I am a native of Chapel Hill and went from elementary school, junior high and high school in the district on to graduate from undergrad at UNC Chapel Hill. It sickens me that in a school district like Chapel Hill—Carrboro, which has failed to deliver on its promise of ensuring a high quality education for all children and not just those from affluent backgrounds that this allegation of plagiarism is being used as a weapon to besmirch the reputation of and destroy faith a superintendent who by all measures has what it takes to help the district rise to higher ground. While the district is recognized as one of the top in the nation, behind that shining recognition is a dark reality. For decades it has failed to ensure that Black and in some cases Hispanic/Latino, refugee, and poor kids have the same educational outcomes as white and affluent kids in the district. Those students who are thriving in the district are those who have all the means to do so no matter what school district they are in. And, those students who have the most have parents who often fight the hardest and demand the loudest for more when the primary focus of the community at large should be on how the district can truly become a shining example for the nation by demonstrating its ability to produce children with little resources to excel academically and move from the bottom to the top.

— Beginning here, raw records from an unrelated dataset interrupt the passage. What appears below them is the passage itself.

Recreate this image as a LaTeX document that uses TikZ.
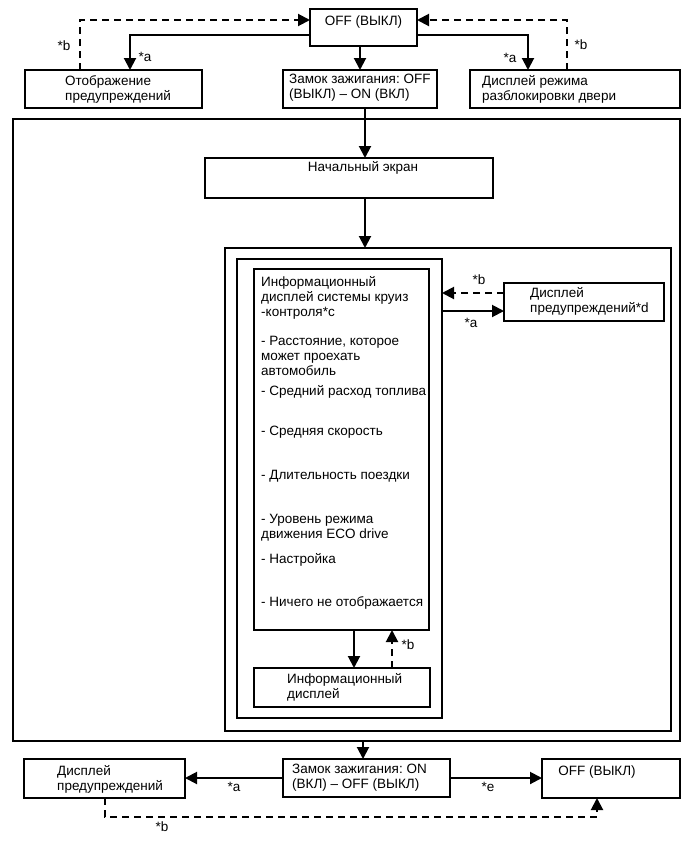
\documentclass[tikz,border=0pt]{standalone}
\usepackage{fontspec}
\setmainfont{Liberation Sans}
\usetikzlibrary{arrows.meta}
\frenchspacing
\begin{document}
\begin{tikzpicture}[x=1pt,y=-1pt,
  box/.style={draw,line width=1.1pt,anchor=north west,inner sep=0pt,outer sep=0pt},
  txt/.style={inner sep=0pt,align=left,font=\fontsize{13.5}{15}\selectfont},
  lbl/.style={inner sep=0pt,font=\fontsize{13.5}{15}\selectfont},
  conn/.style={line width=2pt,-{Triangle[width=12pt,length=12pt]}},
  dconn/.style={line width=2pt,dash pattern=on 7pt off 5pt,-{Triangle[width=12pt,length=12pt]}}]
\useasboundingbox (0,0) rectangle (691,855);
% top row
\node[box,minimum width=107pt,minimum height=37pt] (off1) at (310,9) {};
\node[lbl] (off1t) at (363.5,22) {OFF (ВЫКЛ)};
\node[box,minimum width=177pt,minimum height=38pt] (warn1) at (25,70) {};
\node[txt,anchor=west] (warn1t) at (65,89) {Отображение\\предупреждений};
\node[box,minimum width=154pt,minimum height=38pt] (ign1) at (283,70) {};
\node[txt,anchor=west] (ign1t) at (289,88) {Замок зажигания: OFF\\(ВЫКЛ) – ON (ВКЛ)};
\node[box,minimum width=210pt,minimum height=38pt] (door) at (470,70) {};
\node[txt,anchor=west] (doort) at (482,89) {Дисплей режима\\разблокировки двери};
\coordinate (c1) at (80,20);
\coordinate (c2) at (130,35);
\coordinate (c3) at (528,35);
\coordinate (c4) at (567,20);
\draw[dconn] (warn1.north -| c1) -- (c1) -- (off1.west |- c1);
\draw[conn] (off1.west |- c2) -- (c2) -- (warn1.north -| c2);
\draw[conn] (off1.south -| ign1.north) -- (ign1.north);
\draw[conn] (off1.east |- c3) -- (c3) -- (door.north -| c3);
\draw[dconn] (door.north -| c4) -- (c4) -- (off1.east |- c4);
\node[lbl] (la1) at (145,57) {*a};
\node[lbl] (lb1) at (64,46) {*b};
\node[lbl] (la2) at (510,58) {*a};
\node[lbl] (lb2) at (581,45) {*b};
% frames
\node[box,minimum width=667pt,minimum height=622pt] (fr1) at (13,119) {};
\node[box,minimum width=288pt,minimum height=40pt] (start) at (205,158) {};
\node[lbl] (startt) at (363,168) {Начальный экран};
\node[box,minimum width=446pt,minimum height=483pt] (fr2) at (225,248) {};
\node[box,minimum width=205pt,minimum height=459pt] (fr3) at (237,259) {};
\node[box,minimum width=175pt,minimum height=361pt] (info) at (254,269) {};
\coordinate (c5) at (365,0);
\draw[conn] (ign1.south -| c5) -- (start.north -| c5);
\draw[conn] (start.south -| c5) -- (fr2.north -| c5);
\node[txt,anchor=west] (i0) at (261,298) {Информационный\\дисплей системы круиз\\-контроля*c};
\node[txt,anchor=west] (i1) at (261,356) {- Расстояние, которое\\может проехать\\автомобиль};
\node[txt,anchor=west] (i2) at (261,392) {- Средний расход топлива};
\node[txt,anchor=west] (i3) at (261,432) {- Средняя скорость};
\node[txt,anchor=west] (i4) at (261,476) {- Длительность поездки};
\node[txt,anchor=west] (i5) at (261,527.5) {- Уровень режима\\движения ECO drive};
\node[txt,anchor=west] (i6) at (261,560) {- Настройка};
\node[txt,anchor=west] (i7) at (261,603) {- Ничего не отображается};
\node[box,minimum width=176pt,minimum height=39pt] (infod) at (254,668) {};
\node[txt,anchor=west] (infodt) at (287,687) {Информационный\\дисплей};
\coordinate (c6) at (354,0);
\coordinate (c7) at (392,0);
\draw[conn] (info.south -| c6) -- (infod.north -| c6);
\draw[dconn] (infod.north -| c7) -- (info.south -| c7);
\node[lbl] (lb3) at (408,645) {*b};
\node[box,minimum width=160pt,minimum height=38pt] (warnd) at (504,283) {};
\node[txt,anchor=west] (warndt) at (530,301) {Дисплей\\предупреждений*d};
\coordinate (c8) at (0,293);
\coordinate (c9) at (0,311);
\draw[dconn] (warnd.west |- c8) -- (fr3.east |- c8);
\draw[conn] (fr3.east |- c9) -- (warnd.west |- c9);
\node[lbl] (lb4) at (479,280) {*b};
\node[lbl] (la3) at (471,323) {*a};
% bottom row
\node[box,minimum width=167pt,minimum height=38pt] (ign2) at (283,759) {};
\node[txt,anchor=west] (ign2t) at (292,778) {Замок зажигания: ON\\(ВКЛ) – OFF (ВЫКЛ)};
\node[box,minimum width=161pt,minimum height=39pt] (warn2) at (24,759) {};
\node[txt,anchor=west] (warn2t) at (57,779) {Дисплей\\предупреждений};
\node[box,minimum width=138pt,minimum height=39pt] (off2) at (542,759) {};
\node[lbl] (off2t) at (597,772) {OFF (ВЫКЛ)};
\coordinate (c10) at (363,0);
\coordinate (c11) at (0,778);
\coordinate (c12) at (105,817);
\coordinate (c13) at (597,817);
\draw[conn] (fr1.south -| c10) -- (ign2.north -| c10);
\draw[conn] (ign2.west |- c11) -- (warn2.east |- c11);
\draw[conn] (ign2.east |- c11) -- (off2.west |- c11);
\draw[dconn] (warn2.south -| c12) -- (c12) -- (c13) -- (off2.south -| c13);
\node[lbl] (la4) at (234,787) {*a};
\node[lbl] (le1) at (488,787) {*e};
\node[lbl] (lb5) at (162,827) {*b};
\end{tikzpicture}
\end{document}
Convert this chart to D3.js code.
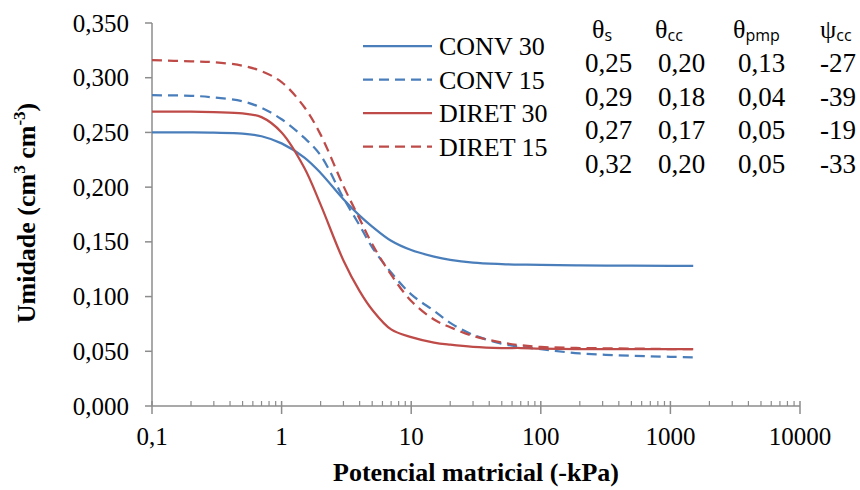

 I don’t know who the anonymous person was who instigated the investigation. I would recommend however that he or she use their influence and power to work with Dr. Hamlett, and the district’s school board and administration to help find solutions to more weightier matters like as Delores Bailey, Chapel Hill resident, former parent and Executive Director of Empowerment, Inc. pointed out in her remarks to the school board---homeless families with children in Chapel Hill and Carrboro who are sleeping in cars and yet getting up every morning and going to school, or, I add the children whose parents work multiple jobs and don’t have the time to invest like other parents into helping their children achieve academically but who are trusting that the resources are available in the schools they are attending, or the children who are trying to navigate through multiple adverse childhood experiences including parent drug use, violence, and trauma. That to me would be a far better investment of time and resources and would yield much greater, nobler, and lasting returns. It would also model the type of behavior that would inspire young people in the district to become upstanding, contributing, compassionate, and positive global world citizens, not bullies, meanspirited, and divisive scandalmongers.